Oftentimes, a non-disclosure clause will also outline the penalties for breaching the contract. These penalties could include monetary compensation for lost profits or even criminal charges.
When Should You Use an NDA?
Divulging confidential information can be a necessary part of building your business, but you need to take measures to stop information from being leaked. Here are some of the occasions for when you should use an NDA:
- Seeking new investors
- Looking for business partners
- Securing new clients
- Hiring new employees
An NDA is a useful tool whenever your business needs to share proprietary or sensitive information with third parties.
When potential investors, clients, creditors, or suppliers need to be given confidential information about your company’s business, an NDA document signed by all parties creates trust and helps prevent theft of intellectual property.
Imagine you’re a start-up with a promising invention, and you need to give a detailed description of your new technology before investors will consider funding your venture. You might be concerned that your brilliant idea could be stolen, but a signed NDA will keep your invention or concept safe.
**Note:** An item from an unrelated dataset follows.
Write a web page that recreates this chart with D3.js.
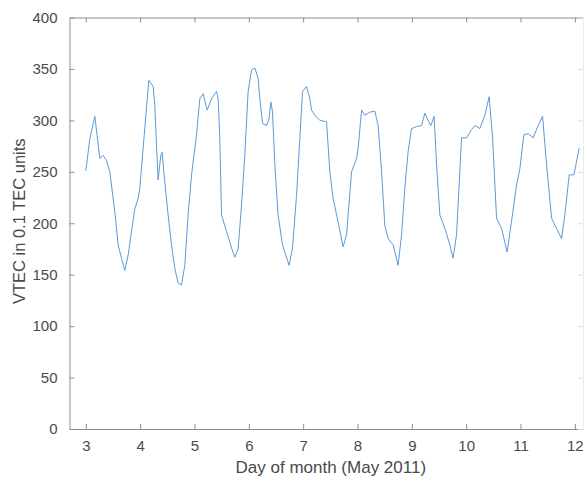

Another situation where you’d consider an NDA is if you’re hiring external consultants and they need access to sensitive data. Those consultants should sign an NDA agreeing to keep any shared data secret.
Existing employees may also sign non-disclosure agreements when involved in projects that must be kept confidential from your competitors.
While virtually unlimited, the type of information protected by NDAs often includes:
- proprietary recipes or formulas
- office passwords
- unique manufacturing processes
- inventions or prototypes
- sales contact lists
- patent applications
- financial figures
Furthermore, there are three key reasons to use an NDA if you’re working with third parties:
- Sensitive information is protected when the participants sign an NDA.
- With new products or concepts, an NDA can help the inventor maintain patent rights.
- An NDA differentiates exclusive or confidential information from publicly accessible information.
How to Write a Non-Disclosure Agreement
Whatever the reason you need a non-disclosure agreement, it should include the following important elements:
- Definitions and exclusions of the information covered
- Each party’s obligation to maintain confidentiality
- The time period the NDA covers
- Optional non-compete or non-solicitation clauses
When defining what constitutes confidential information, you must list the kinds of information the agreement covers. For example, marketing strategies, computer software, customer profiles, and supplier relationships. Be as specific as possible when defining the confidential information involved, so signatories understand exactly what must be kept secret.
Remember that the NDA cannot safeguard information that wasn’t explicitly included. If you want particular specifications, designs, pricing information, or other elements to be kept confidential, they must be described and written in the agreement.
You should also identify what information isn’t covered by the agreement. Exclusions can include publicly available data or information generated before the agreement was drafted.
A valid NDA agreement must also detail the obligations of all signing parties. This means that the person receiving the confidential information must be made aware of their duty to keep that information secret, and prevent others from accessing it.
For example, if a potential investor leaves a laptop on a train with easily accessible files containing your start-up’s confidential information, they’re likely breaching the terms of the NDA they signed.
The length of time the contract is in effect must also be outlined in an NDA. Details regarding the period of validity are usually open to negotiation.
Potential Problems with a Non-Disclosure Agreement
The following are reasons why your NDA might not be enforceable:
- Your definitions of what’s confidential aren’t specific.
- The parties aren’t named correctly.
- The scope is unreasonable.
- The confidential information referred to is available publicly.
- The NDA has been signed by somebody with insufficient authority.
Protecting confidential information is essential to running a successful business or developing a new product. Don’t let your trade secrets leak to the public — get a non-disclosure agreement.